*DATA FOR THE TASK*
╔══
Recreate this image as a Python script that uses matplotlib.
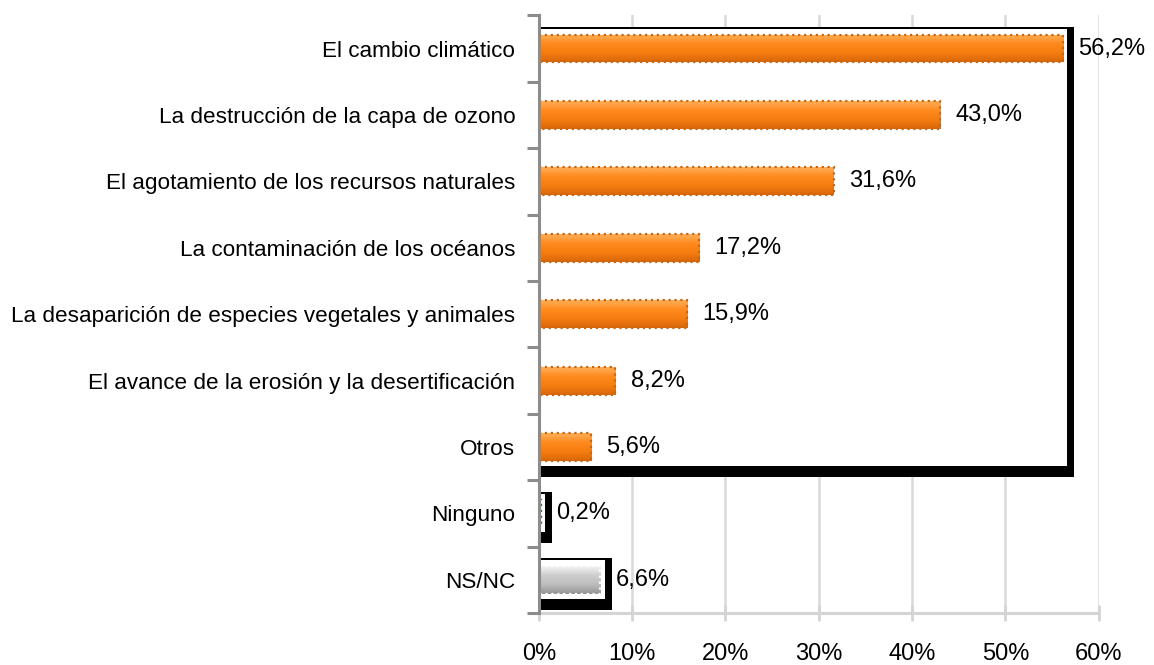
╚══
╔══
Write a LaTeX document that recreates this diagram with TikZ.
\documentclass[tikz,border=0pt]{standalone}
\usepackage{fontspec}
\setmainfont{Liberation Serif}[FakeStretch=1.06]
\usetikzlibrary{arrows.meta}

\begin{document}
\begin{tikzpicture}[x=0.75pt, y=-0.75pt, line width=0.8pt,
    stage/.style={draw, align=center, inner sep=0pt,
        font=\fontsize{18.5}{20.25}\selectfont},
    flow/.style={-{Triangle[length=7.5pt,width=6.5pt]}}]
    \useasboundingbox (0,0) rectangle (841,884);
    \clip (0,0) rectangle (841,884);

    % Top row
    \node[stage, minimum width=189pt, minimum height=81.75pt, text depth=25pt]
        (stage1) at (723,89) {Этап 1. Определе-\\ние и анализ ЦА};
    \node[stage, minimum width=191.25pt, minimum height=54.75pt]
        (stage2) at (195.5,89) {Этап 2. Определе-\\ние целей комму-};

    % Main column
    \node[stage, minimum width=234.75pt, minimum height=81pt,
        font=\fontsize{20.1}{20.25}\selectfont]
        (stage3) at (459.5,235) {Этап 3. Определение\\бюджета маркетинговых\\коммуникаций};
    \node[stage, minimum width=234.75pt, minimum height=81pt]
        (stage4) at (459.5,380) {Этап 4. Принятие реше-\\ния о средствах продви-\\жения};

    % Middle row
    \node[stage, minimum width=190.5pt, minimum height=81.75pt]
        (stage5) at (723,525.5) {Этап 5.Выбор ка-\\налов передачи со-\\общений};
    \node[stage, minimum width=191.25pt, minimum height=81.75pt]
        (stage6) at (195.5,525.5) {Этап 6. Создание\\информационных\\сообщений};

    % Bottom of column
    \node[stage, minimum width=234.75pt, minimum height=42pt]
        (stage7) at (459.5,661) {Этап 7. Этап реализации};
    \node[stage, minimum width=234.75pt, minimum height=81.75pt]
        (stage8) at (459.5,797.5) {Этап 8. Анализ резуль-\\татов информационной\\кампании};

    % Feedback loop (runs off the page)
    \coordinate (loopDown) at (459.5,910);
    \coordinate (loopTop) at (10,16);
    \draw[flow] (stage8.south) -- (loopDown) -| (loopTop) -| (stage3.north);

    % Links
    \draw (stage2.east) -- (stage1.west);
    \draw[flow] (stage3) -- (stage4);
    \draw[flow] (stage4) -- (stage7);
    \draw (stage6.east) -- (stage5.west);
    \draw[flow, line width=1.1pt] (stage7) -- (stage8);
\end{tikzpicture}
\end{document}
╚══
╔══
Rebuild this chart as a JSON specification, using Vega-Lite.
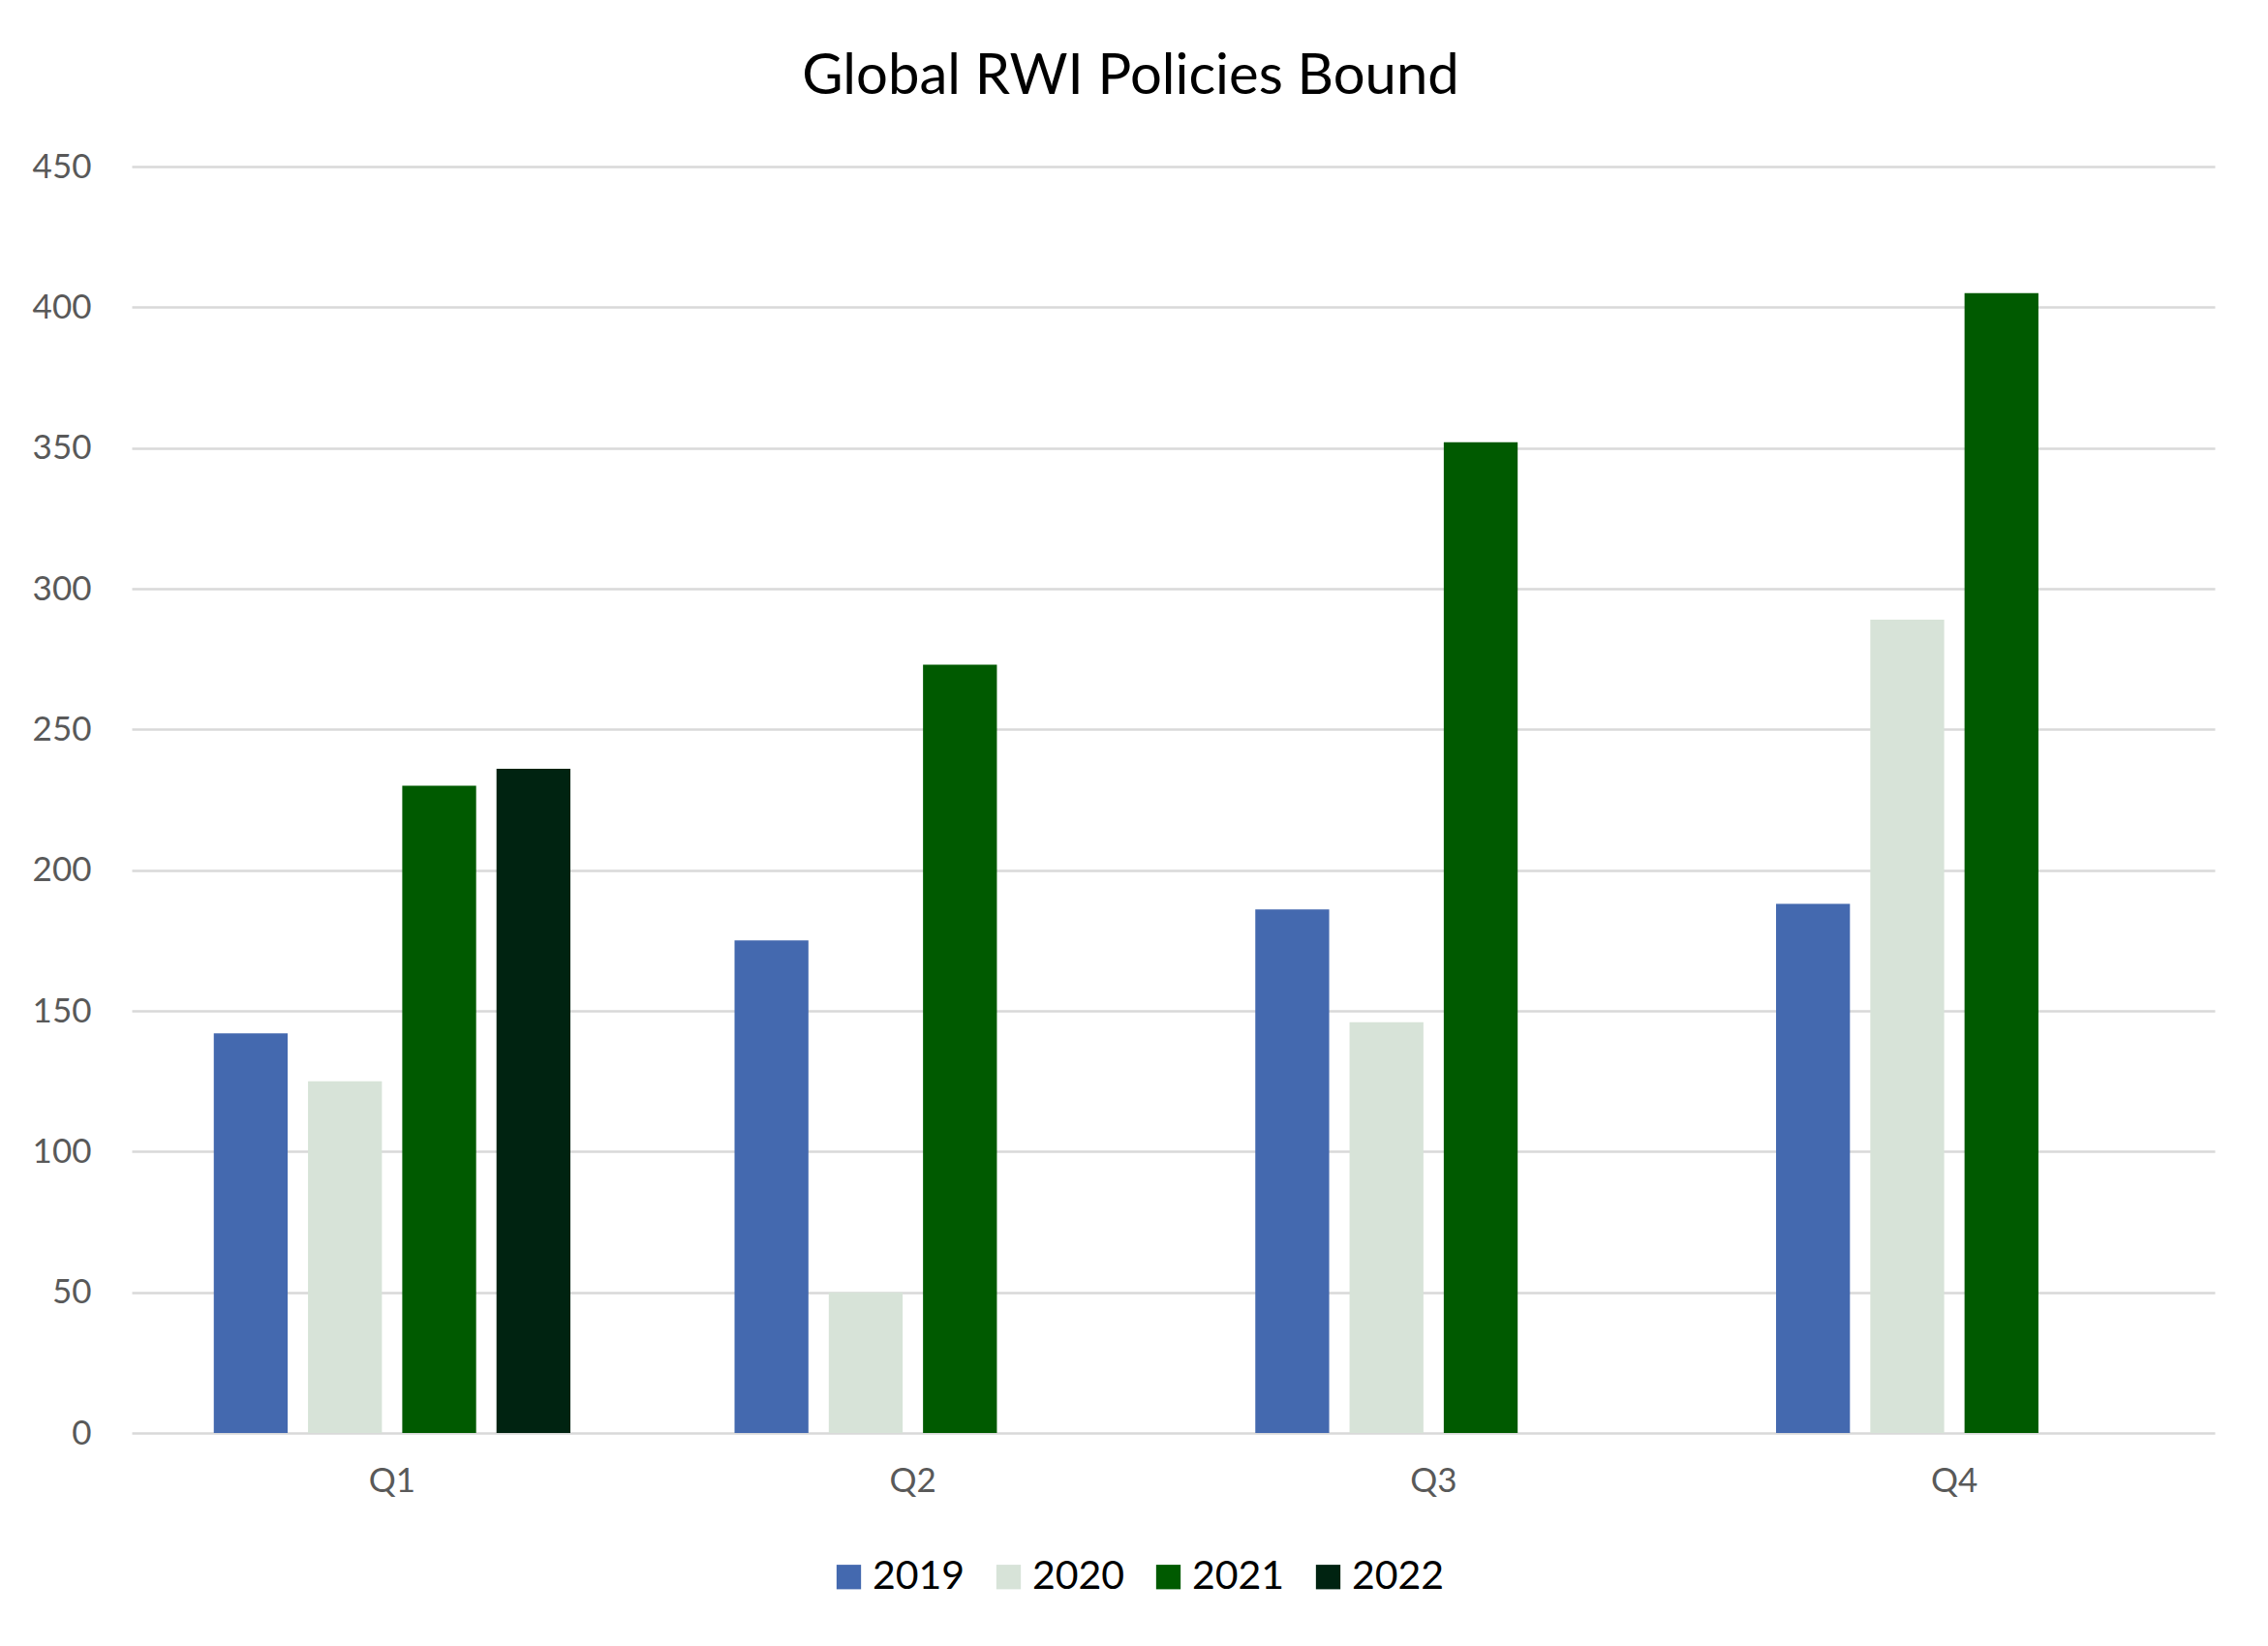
╚══
*AIM OF THE EXERCISE*
In the material above, locate the line containing "Write a LaTeX" and the line containing "(stage8) at (459.5,797.5)". Transcribe exactly those two lines and every line between them, and nothing more.

*OUTPUT FOR THIS TASK*
Write a LaTeX document that recreates this diagram with TikZ.
\documentclass[tikz,border=0pt]{standalone}
\usepackage{fontspec}
\setmainfont{Liberation Serif}[FakeStretch=1.06]
\usetikzlibrary{arrows.meta}

\begin{document}
\begin{tikzpicture}[x=0.75pt, y=-0.75pt, line width=0.8pt,
    stage/.style={draw, align=center, inner sep=0pt,
        font=\fontsize{18.5}{20.25}\selectfont},
    flow/.style={-{Triangle[length=7.5pt,width=6.5pt]}}]
    \useasboundingbox (0,0) rectangle (841,884);
    \clip (0,0) rectangle (841,884);

    % Top row
    \node[stage, minimum width=189pt, minimum height=81.75pt, text depth=25pt]
        (stage1) at (723,89) {Этап 1. Определе-\\ние и анализ ЦА};
    \node[stage, minimum width=191.25pt, minimum height=54.75pt]
        (stage2) at (195.5,89) {Этап 2. Определе-\\ние целей комму-};

    % Main column
    \node[stage, minimum width=234.75pt, minimum height=81pt,
        font=\fontsize{20.1}{20.25}\selectfont]
        (stage3) at (459.5,235) {Этап 3. Определение\\бюджета маркетинговых\\коммуникаций};
    \node[stage, minimum width=234.75pt, minimum height=81pt]
        (stage4) at (459.5,380) {Этап 4. Принятие реше-\\ния о средствах продви-\\жения};

    % Middle row
    \node[stage, minimum width=190.5pt, minimum height=81.75pt]
        (stage5) at (723,525.5) {Этап 5.Выбор ка-\\налов передачи со-\\общений};
    \node[stage, minimum width=191.25pt, minimum height=81.75pt]
        (stage6) at (195.5,525.5) {Этап 6. Создание\\информационных\\сообщений};

    % Bottom of column
    \node[stage, minimum width=234.75pt, minimum height=42pt]
        (stage7) at (459.5,661) {Этап 7. Этап реализации};
    \node[stage, minimum width=234.75pt, minimum height=81.75pt]
        (stage8) at (459.5,797.5) {Этап 8. Анализ резуль-\\татов информационной\\кампании};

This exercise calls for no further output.